For a bit, anyway. Things inevitably go sideways, and the lies are exposed, mainly because Jasper really is a jackass. And Madison is maybe not everything SHE seems, either, which is the moral of the story, insofar as there is one. No one is ever just one thing, Gary had Ron inside him all along, he just needed a push to access that part of himself. Similarly, a part of Madison is always the woman who tried to have her husband killed. Have they changed, or just become more of themselves through their acquaintance?

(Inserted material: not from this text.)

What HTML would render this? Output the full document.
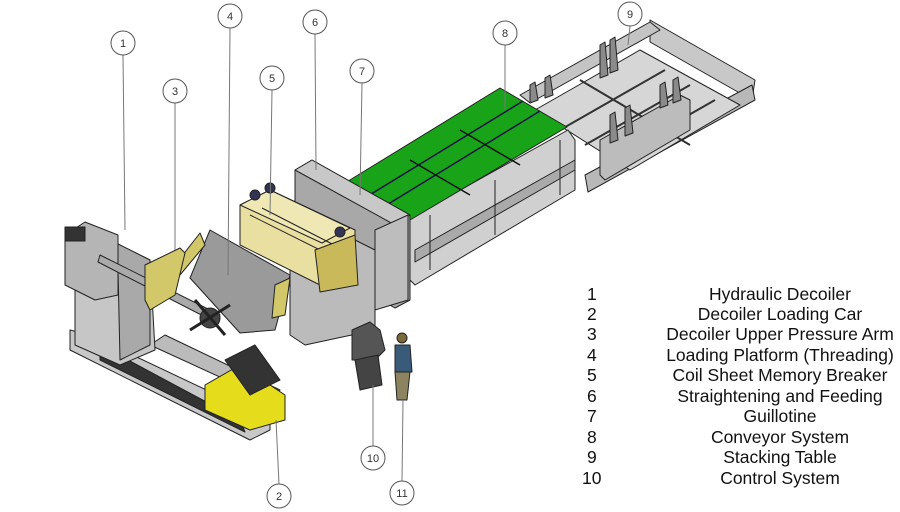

There is a headiness in Hit Man that does justice to the twisty-turny nature of the plot, but there is also the sheen of sex and romance. One scene in particular combines the concepts of identity and perception being explored throughout the film with the sexiness of Gary/Ron and Madison. Let’s just say, Glen Powell and Adria Arjona are doing a triple act as actors, while their characters, Gary and Madison, are getting more and more visibly turned on while trying to enact a con. They can’t touch, they can’t say what they mean, it’s all in the eyes and the body language and the tone of their lies, and then it coalesces in a declaration that is simultaneously deeply romantic and totally off the deep end. 

 

As co-collaborators, Linklater and Powell are a dream team, bringing out the best in each other in front of and behind the camera. Hit Man is a wildly entertaining, sexy, funny, romantic comedy that plays like a thriller. There are big ideas contained within a bonkers crime caper, the romance is both sweet and sour. No one is ever just one thing, and neither is Hit Man, but it never feels like it’s working hard. Like Powell and Arjona’s easy chemistry, the film clips along at a brisk pace, the plot twists building in scale and insanity so smoothly that the ending feels totally earned. It’s a sheer delight to watch, especially for Powell’s multifaceted performance. And it is so refreshing to see a film nail sexy crime vibes without dipping into anything too gross. Besides all the murder, I mean.

This review was published during the WGA and SAG-AFTRA strikes of 2023. The work being reviewed would not exist without the labor of writers and actors.